Tahun ini menjadi fenomenal dalam dunia birokrasi Indonesia. Ada dua pejabat publik menyatakan mundur dari jabatannya secara sukarela. Satu Dirjen Pajak dan satu lagi Dirjen Perhubungan Darat. Keduanya merasa tidak layak melanjutkan amanah sebagai pejabat karena menganggap dirinya telah gagal.
Dirjen Pajak mundur karena tidak berhasil mencapai target yang telah ditentukan. Padahal, pemerintah berharap banyak pendapatan dari sektor pajak untuk menopang keuangan negara. Berbagai upaya telah ditempuh, antara lain penyanderaan terhadap penunggak pajak skala besar. Namun, target penerimaan pajak masih jauh panggang dari api.
Sebenarnya bukan kali ini saja penerimaan pajak meleset dari target. Ada banyak faktor yang mempengaruhinya, apalagi ini masih Tahun Pembinaan Pajak. NamunĀ Dirjen Pajak era Pemerintahan Jokowi ini memang berbeda dari pejabat sebelumnya. Dia merasa itu tanggung jawabnya dan memilih mundur untuk memberi kesempatan bagi orang lain.
Lalu Dirjen Perhubungan Darat mundur karena kemacetan mudik Natal. Setiap momen hari besar seperti Lebaran, Natal, dan Tahun Baru selalu diwarnai mudik besar-besaran dari kota ke desa. Artinya kemacetan selalu menjadi langganan setiap mudik. Selain karena kapasitas jalan yang terbatas, juga karena volume kendaraan yang terus bertambah.
Pihak yang menangani arus mudik bukan hanya Kementerian Perhubungan. Ada koordinasi lintas instansi di sana. Namun, Dirjen Perhubungan Darat memikul beban tersebut. Secara mengejutkan dia menyatakan mundur, kendati macet sudah dianggap biasa dan desakan mundur belum bergulir.
Budaya mundur di Indonesia masih barang langka. Banyak pejabat publik yang jelas-jelas bermasalah kinerjanya, tak mau mundur. Setelah diberhentikan, barulah yang bersangkutan mundur dari jabatannya. Kesadaran untuk bertanggung jawab secara penuh atas pekerjaannya, masih sangat rendah. Tak sedikit bermuka tembok dan cari dukungan politik, meski kinerjanya buruk.
Berbeda dengan di Korea Selatan, tradisi mundur bagi pejabat publik sudah mendarah daging. Jika ada kesalahan atau kecelakaan, maka pejabat publik yang bertanggung jawab segera minta maaf dan mundur dari posisinya. Bahkan di Jepang, tak hanya mundur, ada yang melakukan harakiri atau bunuh diri karena merasa malu telah gagal.

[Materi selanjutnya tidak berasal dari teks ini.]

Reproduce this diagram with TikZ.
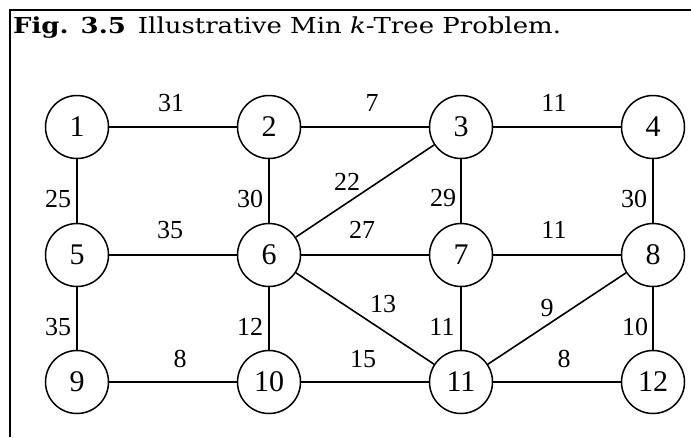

Kebiasaan bunuh diri tentu saja tak patut ditiru di Indonesia sebagai bangsa yang beragama. Tetapi tradisi mundur dari jabatan sebagai wujud tanggung jawab atas kegagalannya, perlu ditanamkan dalam setiap pejabat publik. Meski harus diakui ada yang kurang setuju atas usulan ini. Mundur dari jabatan saat kinerja buruk, bukanlah hal memalukan, tetapi sebagai akuntabilitas terhadap amanah publik.
Diharapkan pejabat publik yang lain bisa mengikuti jejak Dirjen Pajak dan Dirjen Perhubungan Darat, apabila memang gagal dalam tugas. Tentu saja akan berdampak terhadap makin selektifnya perekrutan pejabat publik. Diharapkan ke depan para pengemban amanah masyarakat akan makin profesional dalam menjalankan tugasnya.